【Introduction to Python Standard Library Part 4】Become a Master of File and Directory Operations! A Thorough Guide to the os Module #14
Welcome to Part 4 of our "Introduction to Python Standard Library" series! In our journey so far, we've explored datetime, random, and json. Today, we're diving into the os module, which serves as a powerful bridge between your Python scripts and the operating system itself. Its most common use is to interact with the file system.
Have you ever wanted to write a script to automatically organize your messy downloads folder, rename hundreds of files at once, or check if certain files exist before proceeding? The os module is the key to automating these kinds of tasks. It provides a portable way of using operating system-dependent functionality, allowing you to create, delete, inspect, and manage files and directories directly from your Python code.

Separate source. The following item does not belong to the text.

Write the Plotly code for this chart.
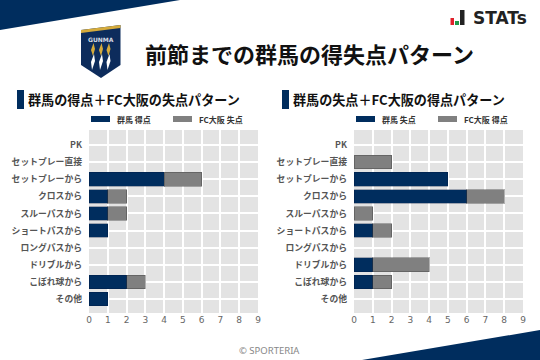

In this guide, we'll walk through the essential functions for becoming a master of file and directory operations, with a special focus on the `os.path` submodule for writing platform-independent code, and even a glimpse at its modern successor, `pathlib`.
What is the `os` Module? Your Interface to the OS
The os module provides dozens of functions for interacting with the operating system. While it can manage processes and environment variables, its most frequent application for many developers is file system manipulation. By using the `os` module, you can write scripts that work across different operating systems like Windows, macOS, and Linux without having to worry about platform-specific details like path separators (`\` vs. `/`).
Let's start by importing it:
import os
Getting Information About the File System
Before you can manipulate files and directories, you need to be able to gather information about them.
1. Get Current Working Directory: os.getcwd()
The "current working directory" (CWD) is the folder from which your Python script is currently executing. All relative paths are interpreted from this location.
current_directory = os.getcwd()
print(f"My current working directory is: {current_directory}")
2. List Directory Contents: os.listdir(path='.')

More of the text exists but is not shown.